───── Supplied entries ─────
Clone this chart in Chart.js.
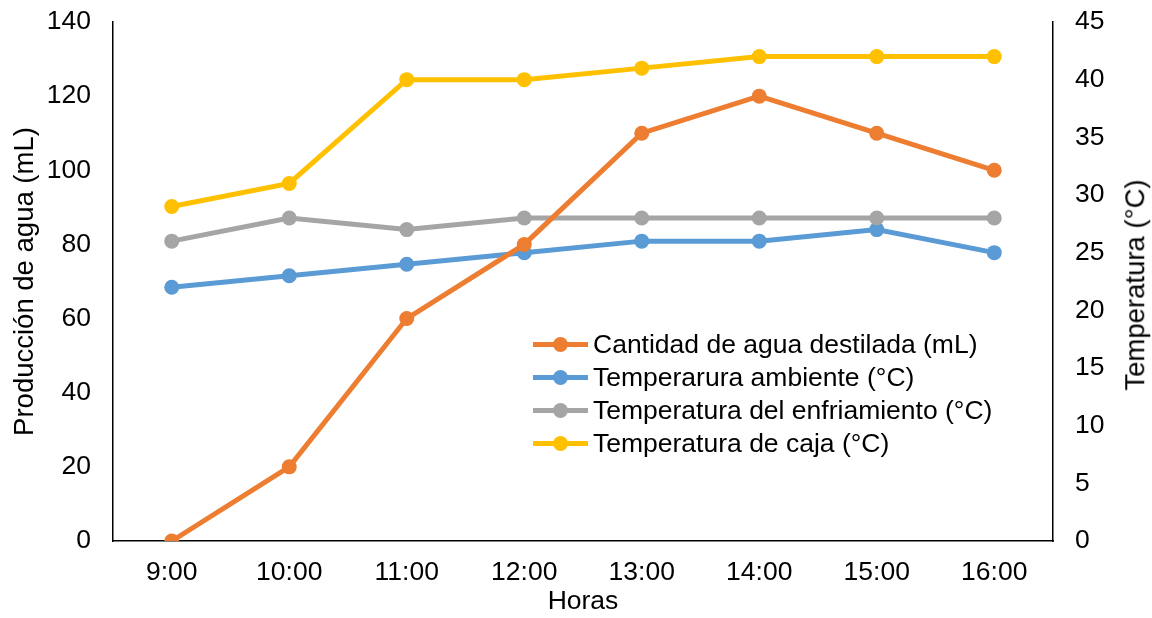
<!DOCTYPE html>
<html>
<head>
<meta charset="utf-8">
<script src="https://cdn.jsdelivr.net/npm/chart.js@4"></script>
<style>
  body { margin: 0; background: #fff; }
  #wrap { position: relative; width: 1152px; height: 618px; }
  #legend {
    position: absolute; left: 533px; top: 328px;
    font-family: "Liberation Sans", Arial, sans-serif; font-size: 26.5px; color: #000;
  }
  .item { height: 33px; line-height: 33px; display: flex; align-items: center; white-space: nowrap; }
  .mark { position: relative; width: 55px; height: 15px; margin-right: 5px; }
  .mark .ln { position: absolute; left: 0; right: 0; top: 5px; height: 5px; }
  .mark .dot { position: absolute; left: 20px; top: 0; width: 15px; height: 15px; border-radius: 50%; }
  #rtitle {
    position: absolute; left: 1134.5px; top: 285px;
    font-family: "Liberation Sans", Arial, sans-serif; font-size: 27.5px; line-height: 1; color: #000;
    white-space: nowrap; transform: translate(-50%, -50%) rotate(-90deg);
  }
</style>
</head>
<body>
<div id="wrap">
  <canvas id="chart" width="1152" height="618"></canvas>
  <div id="legend"></div>
  <div id="rtitle">Temperatura (°C)</div>
</div>
<script>
// datos
const horas = ["9:00", "10:00", "11:00", "12:00", "13:00", "14:00", "15:00", "16:00"];
const aguaDestilada = [0, 20, 60, 80, 110, 120, 110, 100];
const tempAmbiente = [22, 23, 24, 25, 26, 26, 27, 25];
const tempEnfriamiento = [26, 28, 27, 28, 28, 28, 28, 28];
const tempCaja = [29, 31, 40, 40, 41, 42, 42, 42];

const font = "'Liberation Sans', Arial, sans-serif";

function serie(label, data, color, axis) {
  return {
    label: label,
    data: data,
    yAxisID: axis,
    borderColor: color,
    backgroundColor: color,
    borderWidth: 5,
    pointRadius: 7.5,
    pointHoverRadius: 7.5,
    pointBorderWidth: 0,
    tension: 0
  };
}

const datasets = [
  serie("Cantidad de agua destilada (mL)", aguaDestilada, "#ED7D31", "y"),
  serie("Temperarura ambiente (°C)", tempAmbiente, "#5B9BD5", "y2"),
  serie("Temperatura del enfriamiento (°C)", tempEnfriamiento, "#A5A5A5", "y2"),
  serie("Temperatura de caja (°C)", tempCaja, "#FFC000", "y2")
];

// orden de dibujo: la naranja queda encima
datasets[0].order = 0;
datasets[1].order = 3;
datasets[2].order = 2;
datasets[3].order = 1;

const tickFont = { family: font, size: 26.5 };

// fija el tamaño de los ejes para que el area coincida
function fijarAncho(w) {
  return function (s) {
    s.width = w;
    s.paddingTop = 0;
    s.paddingBottom = 0;
  };
}

new Chart(document.getElementById("chart"), {
  type: "line",
  data: { labels: horas, datasets: datasets },
  options: {
    responsive: false,
    animation: false,
    layout: { padding: { top: 22, left: 0, right: 0, bottom: 0 } },
    plugins: { legend: { display: false }, tooltip: { enabled: false } },
    scales: {
      x: {
        offset: true,
        grid: { display: false, drawTicks: false },
        border: { color: "#000", width: 1.5 },
        ticks: { color: "#000", font: tickFont, padding: 16, maxRotation: 0 },
        title: { display: true, text: "Horas", color: "#000", font: tickFont, padding: { top: 0, bottom: 0 } },
        afterFit: function (s) { s.height = 77; }
      },
      y: {
        position: "left",
        min: 0, max: 140,
        grid: { display: false, drawTicks: false },
        border: { color: "#000", width: 1.5 },
        ticks: { stepSize: 20, color: "#000", font: tickFont, padding: 22 },
        title: { display: true, text: "Producción de agua (mL)", color: "#000", font: { family: font, size: 27.5 }, padding: { top: 9, bottom: 0 } },
        afterFit: fijarAncho(113)
      },
      y2: {
        position: "right",
        min: 0, max: 45,
        grid: { display: false, drawTicks: false },
        border: { color: "#000", width: 1.5 },
        ticks: { stepSize: 5, color: "#000", font: tickFont, padding: 22 },
        title: { display: false },
        afterFit: fijarAncho(99)
      }
    }
  }
});

// leyenda dentro del area
const legend = document.getElementById("legend");
datasets.forEach(function (d) {
  const row = document.createElement("div");
  row.className = "item";
  row.innerHTML = '<span class="mark"><span class="ln" style="background:' + d.borderColor +
    '"></span><span class="dot" style="background:' + d.borderColor + '"></span></span>' +
    '<span>' + d.label + '</span>';
  legend.appendChild(row);
});
</script>
</body>
</html>
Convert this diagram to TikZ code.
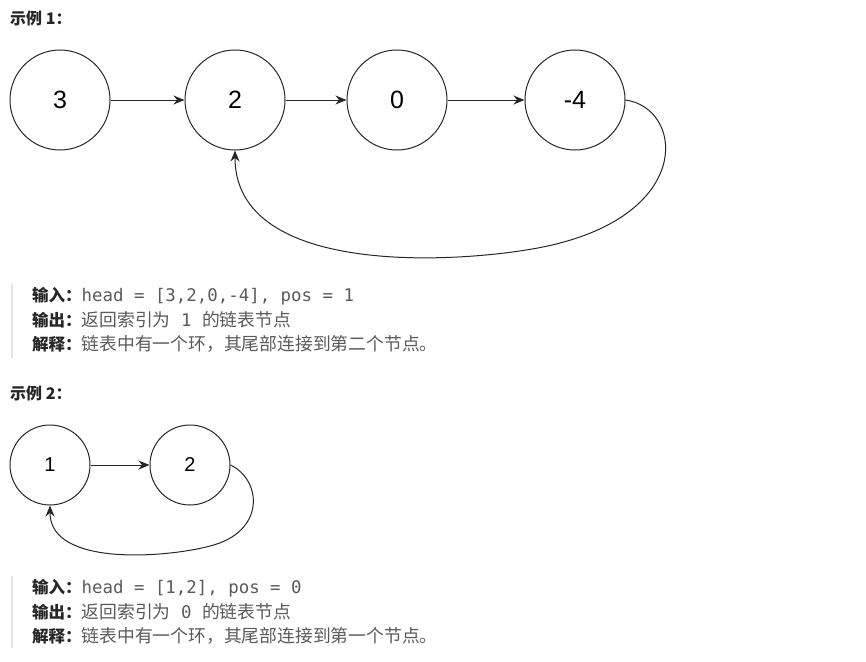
\documentclass[tikz,border=0pt]{standalone}
\usepackage{fontspec}
\setmainfont{Liberation Sans}
\newfontfamily\cjk{Noto Sans CJK SC}
\newfontfamily\mono{DejaVu Sans Mono}
\usetikzlibrary{arrows.meta}
\definecolor{lcLabel}{HTML}{262626}
\definecolor{lcText}{HTML}{5A5A5A}
\definecolor{lcBar}{HTML}{E3E3E3}
\definecolor{lcLine}{HTML}{262626}
\newcommand{\lab}[1]{{\color{lcLabel}\cjk\bfseries\fontsize{16.5}{16.5}\selectfont #1}}
\newcommand{\code}[1]{{\mono\fontsize{17.4}{17.4}\selectfont #1}}

\begin{document}
\begin{tikzpicture}[x=1pt,y=-1pt,
  listnode/.style={circle,draw=lcLine,line width=1pt,minimum size=100pt,inner sep=0pt,font=\fontsize{25}{25}\selectfont},
  smallnode/.style={listnode,minimum size=80pt,font=\fontsize{20}{20}\selectfont},
  link/.style={-{Stealth[length=11pt,width=9pt]},line width=1pt,lcLine},
  title/.style={anchor=west,inner sep=0pt,font=\cjk\bfseries\fontsize{16}{16}\selectfont,lcLabel},
  line/.style={anchor=west,inner sep=0pt,font=\cjk\fontsize{17.8}{17.8}\selectfont,lcText},
  bar/.style={lcBar,line width=2pt}]
\useasboundingbox (0,0) rectangle (866,661);
% example 1
\node[title] (t1) at (10,18) {示例 1：};
\node[listnode] (a3) at (60,100) {3};
\node[listnode] (a2) at (235,100) {2};
\node[listnode] (a0) at (397,100) {0};
\node[listnode] (a4) at (575,100) {-4};
\draw[link] (a3) -- (a2);
\draw[link] (a2) -- (a0);
\draw[link] (a0) -- (a4);
\draw[link] (a4.east) .. controls (682,108) and (694,208) .. (560,243)
  .. controls (500,260) and (235,288) .. (a2.south);
\draw[bar] (12,284) -- (12,358);
\node[line] (in1) at (32,296) {\lab{输入：}\code{head = [3,2,0,-4], pos = 1}};
\node[line] (out1) at (32,320) {\lab{输出：}返回索引为\code{ 1 }的链表节点};
\node[line] (ex1) at (32,344) {\lab{解释：}链表中有一个环，其尾部连接到第二个节点。};
% example 2
\node[title] (t2) at (10,393) {示例 2：};
\node[smallnode] (b1) at (50,465) {1};
\node[smallnode] (b2) at (190,465) {2};
\draw[link] (b1) -- (b2);
\draw[link] (b2.east) .. controls (262,480) and (266,532) .. (210,546)
  .. controls (170,557) and (50,568) .. (b1.south);
\draw[bar] (12,576) -- (12,648);
\node[line] (in2) at (32,588) {\lab{输入：}\code{head = [1,2], pos = 0}};
\node[line] (out2) at (32,612) {\lab{输出：}返回索引为\code{ 0 }的链表节点};
\node[line] (ex2) at (32,636) {\lab{解释：}链表中有一个环，其尾部连接到第一个节点。};
\end{tikzpicture}
\end{document}
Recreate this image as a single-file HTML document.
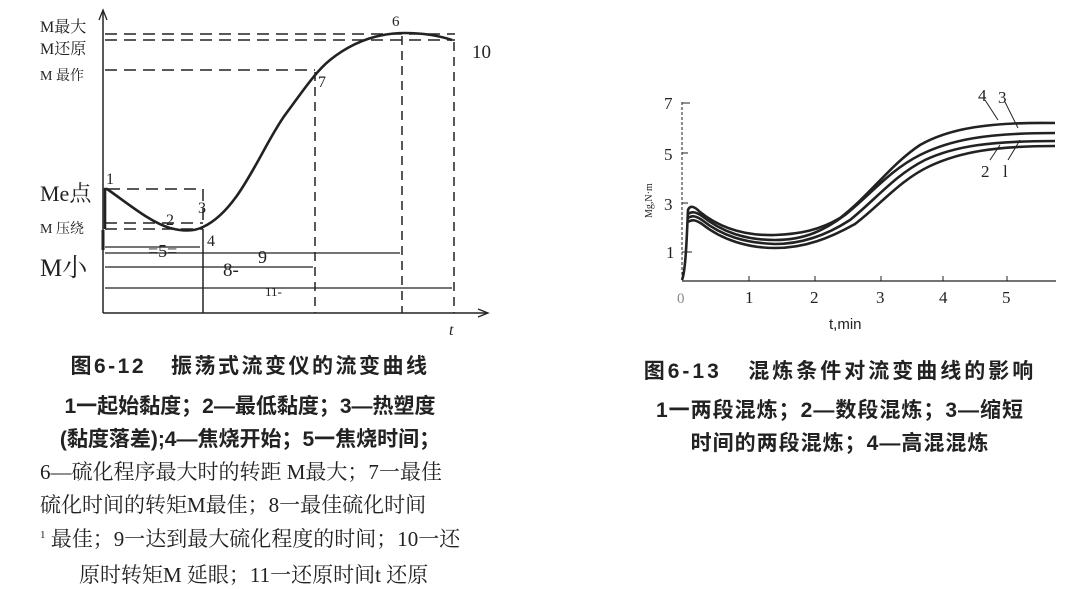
<!DOCTYPE html>
<html><head><meta charset="utf-8"><style>
body{margin:0;background:#fff;width:1066px;height:586px;overflow:hidden;font-family:"Liberation Serif","Noto Serif CJK SC",serif}
.t{position:absolute;white-space:nowrap;font-family:"Liberation Sans","Noto Sans CJK SC",sans-serif;color:#222;font-size:21px;text-align:center}
.s{position:absolute;white-space:nowrap;font-family:"Liberation Serif","Noto Serif CJK SC",serif;color:#222;font-size:21px}
</style></head><body>
<svg width="1066" height="586" style="position:absolute;left:0;top:0" font-family="Liberation Serif, Noto Serif CJK SC, serif">
<g stroke="#222" fill="none">
<line x1="103" y1="12" x2="103" y2="313" stroke-width="1.5"/>
<line x1="103" y1="313" x2="487" y2="313" stroke-width="1.5"/>
<path d="M99,20 L103,10 L107,20" stroke-width="1.3"/>
<path d="M478,309 L488,313 L478,317" stroke-width="1.3"/>
<g stroke-dasharray="12,7" stroke-width="1.5">
<line x1="105" y1="34" x2="455" y2="34"/>
<line x1="105" y1="40" x2="455" y2="40"/>
<line x1="105" y1="70" x2="315" y2="70"/>
<line x1="108" y1="189" x2="203" y2="189"/>
<line x1="203" y1="189" x2="203" y2="228"/>
<line x1="105" y1="223" x2="203" y2="223"/>
<line x1="105" y1="229" x2="203" y2="229"/>
<line x1="315" y1="72" x2="315" y2="313" stroke-dasharray="9,6"/>
<line x1="402" y1="36" x2="402" y2="313" stroke-dasharray="9,6"/>
<line x1="454" y1="42" x2="454" y2="313" stroke-dasharray="9,6"/>
<line x1="203" y1="229" x2="203" y2="313" stroke-dasharray="none"/>
</g>
<g stroke-width="1.2">
<line x1="105" y1="247" x2="200" y2="247"/>
<line x1="105" y1="253" x2="400" y2="253"/>
<line x1="105" y1="267" x2="313" y2="267"/>
<line x1="105" y1="288" x2="452" y2="288"/>
</g>
<path d="M105,229 L105,189 L107,189 C130,205 150,222 170,228 C185,232 195,231 203,227 C240,210 260,150 285,115 C300,95 315,72 330,60 C355,40 380,33 405,33 C425,33 440,36 452,40" stroke-width="2.6"/>
<path d="M103,230 L103,250" stroke-width="3"/>
</g>
<g fill="#222" font-size="16">
<text x="40" y="32">M最大</text><text x="40" y="54">M还原</text><text x="40" y="80" font-size="14">M  最作</text>
<text x="40" y="201" font-size="22">Me点</text><text x="40" y="233" font-size="14">M  压绕</text>
<text x="40" y="276" font-size="25">M小</text>
<text x="392" y="26" font-size="15">6</text><text x="472" y="58" font-size="19">10</text>
<text x="106" y="184">1</text><text x="166" y="225">2</text><text x="198" y="213">3</text><text x="207" y="246">4</text><text x="318" y="87">7</text>
<text x="148" y="257" font-size="18">=5=</text><text x="258" y="263" font-size="18">9</text>
<text x="223" y="276" font-size="19">8-</text><text x="265" y="296" font-size="13">11-</text>
<text x="449" y="335" font-style="italic">t</text>
</g>
<g stroke="#222" fill="none">
<line x1="682" y1="102" x2="682" y2="281" stroke-width="1" stroke-dasharray="3,2"/>
<line x1="682" y1="281" x2="1056" y2="281" stroke-width="1.3"/>
<g stroke-width="1"><line x1="682" y1="103" x2="690" y2="103"/><line x1="682" y1="153" x2="688" y2="153"/><line x1="682" y1="203" x2="688" y2="203"/><line x1="682" y1="252" x2="692" y2="252"/>
<line x1="749" y1="281" x2="749" y2="276"/><line x1="815" y1="281" x2="815" y2="276"/><line x1="881" y1="281" x2="881" y2="276"/><line x1="943" y1="281" x2="943" y2="276"/><line x1="1007" y1="281" x2="1007" y2="276"/></g>
<g stroke-width="2.6">
<path d="M682,280 C686,270 687,230 688,210 C690,205 694,206 700,212 C720,228 745,236 775,235 C800,234 820,230 840,218 C870,195 890,165 920,145 C950,128 990,122 1055,123"/>
<path d="M688,214 C692,211 696,212 702,216 C722,232 745,240 775,240 C805,240 825,230 845,215 C870,195 890,170 920,155 C950,140 985,133 1055,133"/>
<path d="M688,218 C692,215 696,216 702,220 C722,236 745,243 775,244 C805,244 830,233 850,220 C875,200 895,175 925,160 C955,146 990,141 1055,141"/>
<path d="M688,222 C692,219 696,220 702,224 C722,240 748,248 775,248 C805,248 830,238 855,224 C880,205 900,180 930,166 C960,152 995,146 1055,146"/>
</g>
<g stroke-width="1"><line x1="985" y1="100" x2="998" y2="120"/><line x1="1005" y1="102" x2="1018" y2="128"/><line x1="990" y1="160" x2="1000" y2="145"/><line x1="1008" y1="160" x2="1020" y2="140"/></g>
</g>
<g fill="#222" font-size="17">
<text x="664" y="109">7</text><text x="664" y="160">5</text><text x="664" y="210">3</text><text x="666" y="258">1</text>
<text x="677" y="303" font-size="15" fill="#888">0</text><text x="745" y="303">1</text><text x="810" y="303">2</text><text x="876" y="303">3</text><text x="939" y="303">4</text><text x="1002" y="303">5</text>
<text x="978" y="101">4</text><text x="998" y="103">3</text><text x="981" y="177">2</text><text x="1003" y="177">l</text>
<text x="829" y="329" font-family="Liberation Sans, sans-serif" font-size="15">t,min</text>
<text x="652" y="218" font-size="10" transform="rotate(-90 652 218)">Mg,N·m</text>
</g>
</svg>
<div class="t" style="left:20px;width:460px;top:350px;font-weight:bold;font-size:21px;letter-spacing:2.5px">图6-12&nbsp;&nbsp;&nbsp;振荡式流变仪的流变曲线</div>
<div class="t" style="left:20px;width:460px;top:390px;font-weight:bold;font-size:21px">1一起始黏度；2—最低黏度；3—热塑度</div>
<div class="t" style="left:20px;width:460px;top:423px;font-weight:bold;font-size:21px">(黏度落差);4—焦烧开始；5一焦烧时间；</div>
<div class="s" style="left:40px;top:456px">6—硫化程序最大时的转距 M最大；7一最佳</div>
<div class="s" style="left:40px;top:489px">硫化时间的转矩M最佳；8一最佳硫化时间</div>
<div class="s" style="left:40px;top:523px"><sup style="font-size:11px">1</sup> 最佳；9一达到最大硫化程度的时间；10一还</div>
<div class="s" style="left:79px;top:559px">原时转矩M 延眼；11一还原时间t 还原</div>
<div class="t" style="left:620px;width:440px;top:355px;font-weight:bold;font-size:21px;letter-spacing:3px">图6-13&nbsp;&nbsp;&nbsp;混炼条件对流变曲线的影响</div>
<div class="t" style="left:620px;width:440px;top:394px;font-weight:bold;font-size:21px;letter-spacing:1px">1一两段混炼；2—数段混炼；3—缩短</div>
<div class="t" style="left:620px;width:440px;top:427px;font-weight:bold;font-size:21px;letter-spacing:1px">时间的两段混炼；4—高混混炼</div>
</body></html>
─────
▶ **Short exercise**: Which lines above contain "chart"? Show each of them.

▶ **Answer to this task**:
Clone this chart in Chart.js.
<script src="https://cdn.jsdelivr.net/npm/chart.js@4"></script>
  <canvas id="chart" width="1152" height="618"></canvas>
new Chart(document.getElementById("chart"), {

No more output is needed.